The Centrality of Employability in the BA (Hons) in Hand Embroidery for Fashion, Interiors, Textile Art
This paper explores how and why the School has put employability at the heart of its degree programme and the student experience. The approaches taken include engagement with live projects, seeking out new opportunities for students to work with practitioners and welcoming the unexpected requests where they can be incorporated within or alongside the course.
The paper will first discuss the naming of the course and how this underpins the breadth of focus within the course, giving students the opportunity to find their own preferred areas through experience, rather than assumption.
It will then review the approach that has been taken to the live project, giving students a real experience that may include factors of time, budget, collaborative working, etc in response to the brief.

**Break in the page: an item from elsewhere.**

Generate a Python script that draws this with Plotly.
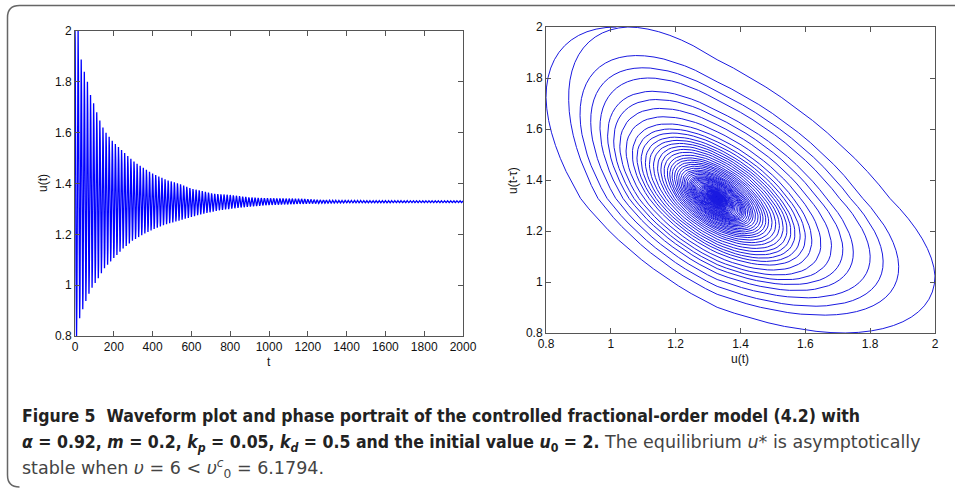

The paper also examines the relationships within the industry and how this has led to invitations to students to participate in third party experiences in fashion, haute couture, film costume and more.
The final section will look at how the course responds to external opportunities that it is believed will give students a worthwhile experience. Though these may run alongside the course rather than a core part of it, it will show how these can still be a recognisable part of student experience and recorded as part of the student’s research and experimentation.
Such opportunities help students to understand various elements of future employment, especially where they are likely to be self employed, including time planning and competing deadlines, budgets, responding to third party briefs, working on something that might become repetitious and continuing to enhance their skills. All of these areas are offered to the students, along with a focus on the value of hand embroidery and its worth as more than something only found in the backroom atelier.